Build both together when:
- You are launching a major content initiative in one focused category
- You have the capacity to publish a hub and several supporting articles close together
- You want a clean topic cluster structure from the start rather than retrofitting later
This approach works well when you have a defined editorial plan. Publish the pillar page as the parent resource, then release cluster posts that deepen the most important subtopics. This gives your internal linking strategy a clear backbone from day one.
Refresh before creating anything new when:
- You already have overlapping posts competing with one another
- Your older content does not reflect your current site architecture
- You suspect internal linking and content sprawl are holding back growth
In that case, the right move may be consolidation.

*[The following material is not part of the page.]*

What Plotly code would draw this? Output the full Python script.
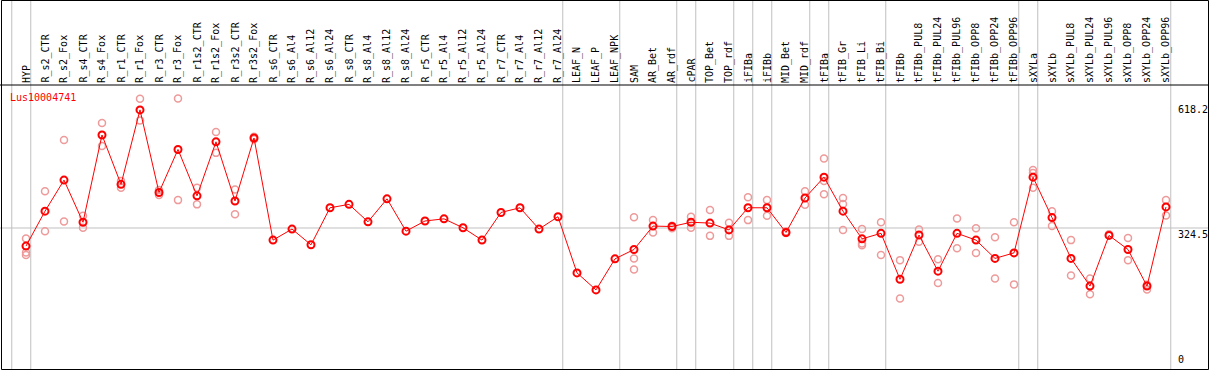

Merge thin articles, clarify primary topics, add missing hub links, and improve readability without flattening the voice. A useful companion here is Readability vs Search Intent: How to Optimize Blog Posts Without Flattening Your Voice.
If performance has already declined, review structural causes alongside other issues in Organic Traffic Drops: A Troubleshooting Guide for Bloggers and Publishers.
A practical rule of thumb
If the reader needs orientation, build or improve a pillar page. If the reader needs implementation, publish a cluster post. If your site lacks structure, create the hub. If your site lacks depth, build the spokes.
When to revisit
Your answer today may not be the right answer six months from now. Revisit the pillar-versus-cluster decision whenever the inputs change.
Review your content hub strategy when:
- You publish several new articles in the same category
- A broad topic begins generating more impressions but weak click-through or engagement
- Multiple posts start overlapping in intent
- You notice orphan pages or weak internal linking paths
- Your traffic shifts toward adjacent subtopics you did not originally plan for
- You update your monetization model and need clearer reader journeys
A useful quarterly review can be very simple:
- List your top 5 to 10 topic areas
- Mark whether each has a clear pillar page
- Count how many quality cluster posts support that hub
- Check whether each cluster links back to the pillar
- Identify one missing subtopic and one outdated page per hub
- Choose the next best structural improvement, not just the next keyword
This process keeps your SEO content architecture aligned with actual growth, not just publishing momentum.
If you need ideas for topics that hold value over time, see Evergreen Content Ideas That Keep Bringing Traffic Back to Creator Blogs. And if you want realistic expectations for performance by age, review Blog Traffic Benchmarks by Content Age: What to Expect at 30, 90, and 180 Days.
Final action plan
To turn this into a publishing decision this week, do the following:
- Choose one important topic on your site
- Map all existing posts related to it
- Label each page as hub, support, overlap, or gap
- If you already have depth, create or improve the pillar page
- If you do not have depth, publish one tightly scoped cluster post first
- Add internal links both upward and sideways where relevant
- Schedule a review after your next three related posts go live
The best answer to pillar pages vs cluster posts is rarely absolute. For organic growth, the right choice is the one that makes your site clearer, more useful, and easier to expand. Build breadth where readers need orientation. Build depth where readers need answers. Then connect the two so each new page strengthens the whole.